Questa è la vita di cui parlava il Salmista quando disse alla fine del Salmo 113 che noi abbiamo commentato: "Non sono i morti che loderanno te, Signore, né tutti quelli che scenderanno all'inferno. Ma noi che viviamo, benediciamo il Signore, ora e in tutti i secoli" (Sal 113, 17-18). San Giovanni Crisostomo lo interpretò così: "I morti di cui parla il Salmista non sono quelli che hanno lasciato questa vita, ma quelli che sono morti nella loro malvagità o che hanno vissuto nel crimine. Con "Noi che viviamo" si deve intendere come chi trascorre la vita praticando la virtù.

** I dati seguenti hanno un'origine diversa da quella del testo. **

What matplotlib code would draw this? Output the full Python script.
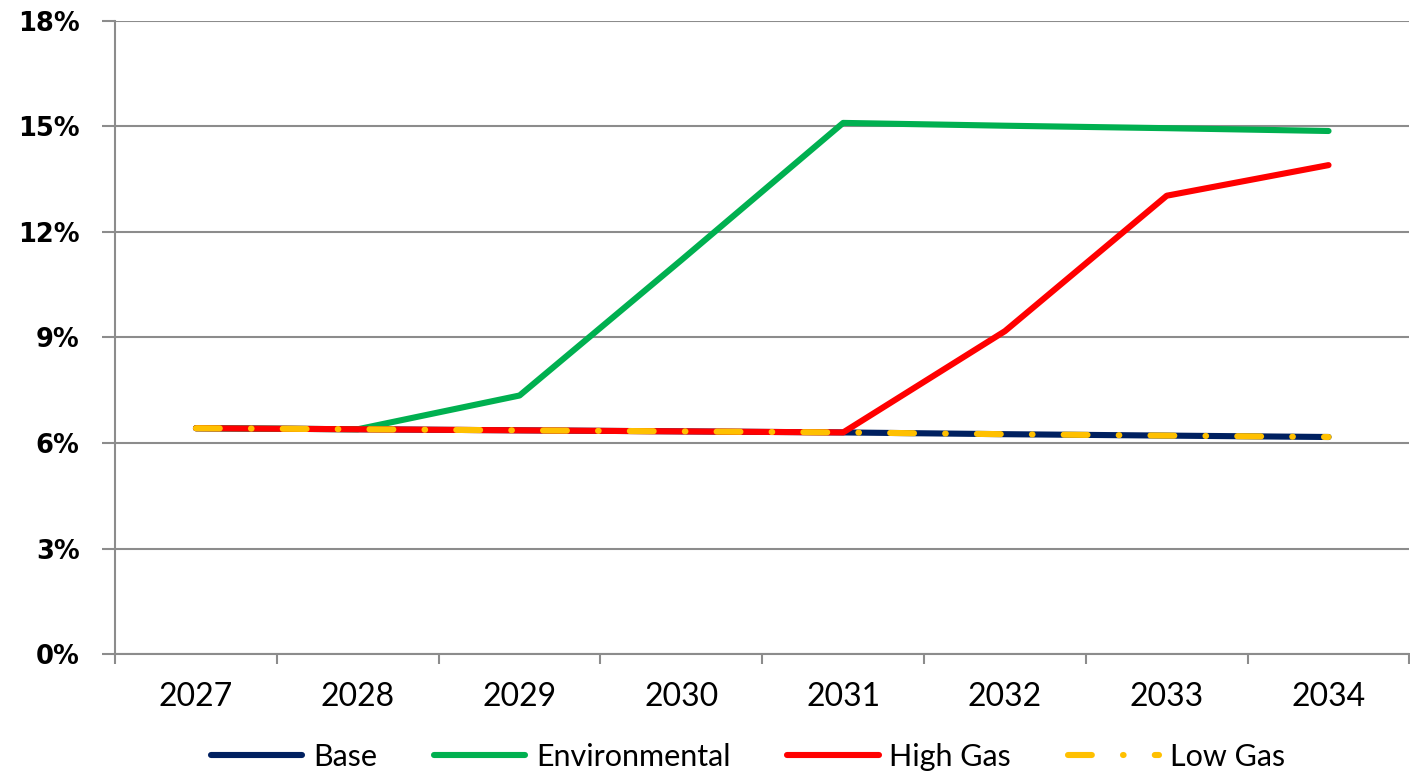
import numpy as np
import matplotlib.pyplot as plt

# data (percent)
years = ['2027', '2028', '2029', '2030', '2031', '2032', '2033', '2034']
base = [6.42, 6.39, 6.36, 6.33, 6.30, 6.25, 6.21, 6.17]
environmental = [6.42, 6.39, 7.35, 11.2, 15.1, 15.02, 14.95, 14.87]
high_gas = [6.42, 6.39, 6.36, 6.33, 6.30, 9.18, 13.03, 13.9]
low_gas = [6.42, 6.39, 6.36, 6.33, 6.30, 6.25, 6.21, 6.17]

yticks = [0, 3, 6, 9, 12, 15, 18]

fig = plt.figure(figsize=(14.1, 7.74), dpi=100)
ax = fig.add_axes([0.0816, 0.155, 0.918, 0.818])

x = np.arange(len(years))
lw = 4.4
ax.plot(x, base, color='#002060', lw=lw, solid_capstyle='round', label='Base', zorder=3)
ax.plot(x, environmental, color='#00b050', lw=lw, solid_capstyle='round', label='Environmental', zorder=3)
ax.plot(x, high_gas, color='#ff0000', lw=lw, solid_capstyle='round', label='High Gas', zorder=3)
ax.plot(x, low_gas, color='#ffc000', lw=lw, dash_capstyle='round',
        linestyle=(0, (3.9, 5.1, 0.1, 5.1)), label='Low Gas', zorder=4)

ax.set_xlim(-0.5, len(years) - 0.5)
ax.set_ylim(0, 18)

grid_col = '#8c8c8c'
ax.set_yticks(yticks)
ax.set_yticklabels([f'{v}%' for v in yticks], fontsize=18.5, fontweight='bold',
                   family='DejaVu Sans')
ax.yaxis.grid(True, color=grid_col, lw=1.5, zorder=0)
ax.tick_params(axis='y', length=9.5, width=1.5, color=grid_col, pad=16)

ax.set_xticks(x)
ax.set_xticklabels(years, fontsize=23, family='Lato')
ax.set_xticks(np.arange(len(years) + 1) - 0.5, minor=True)
ax.tick_params(axis='x', which='major', length=0, pad=20)
ax.tick_params(axis='x', which='minor', length=7, width=1.5, color=grid_col)

for s in ['top', 'right']:
    ax.spines[s].set_visible(False)
for s in ['left', 'bottom']:
    ax.spines[s].set_color(grid_col)
    ax.spines[s].set_linewidth(1.5)

ax.legend(loc='lower center', bbox_to_anchor=(0.489, -0.228), ncol=4, frameon=False,
          prop={'family': 'Lato', 'size': 22}, handlelength=3.0, handletextpad=0.35,
          columnspacing=1.85)

fig.savefig('out.png', dpi=100)
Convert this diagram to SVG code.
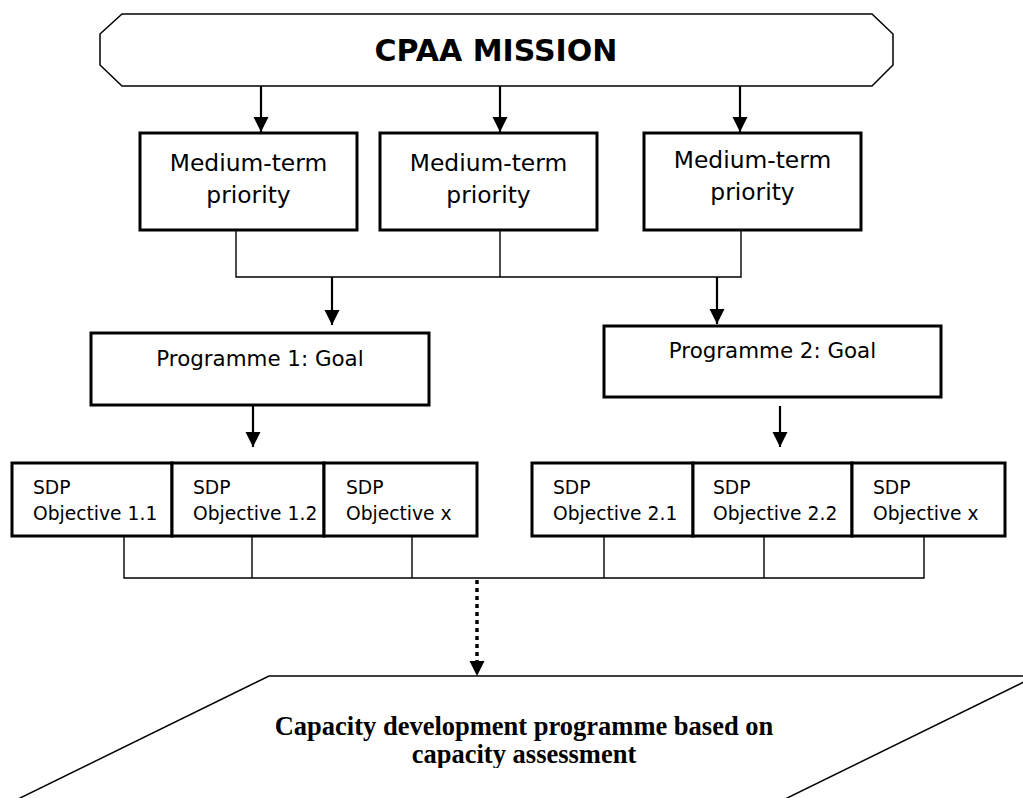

"Ora e in tutti i secoli". Vedete qui una nuova prova di questa interpretazione, vale a dire che il Salmista vuole parlare di coloro la cui vita è stata una un susseguirsi di buone opere. Perché nessuno sulla terra vive nei secoli dei secoli, è il privilegio esclusivo di coloro che meritano la vita gloriosa ed eterna. Gli eletti hanno così il privilegio di vivere negli splendori della gloria e, in unione con le potenze dei cieli, cantano a Dio inni spirituali. Vogliamo condividere questa gioia? Viviamo quaggiù quella stessa vita e otterremo anche noi questa ricompensa privilegiata".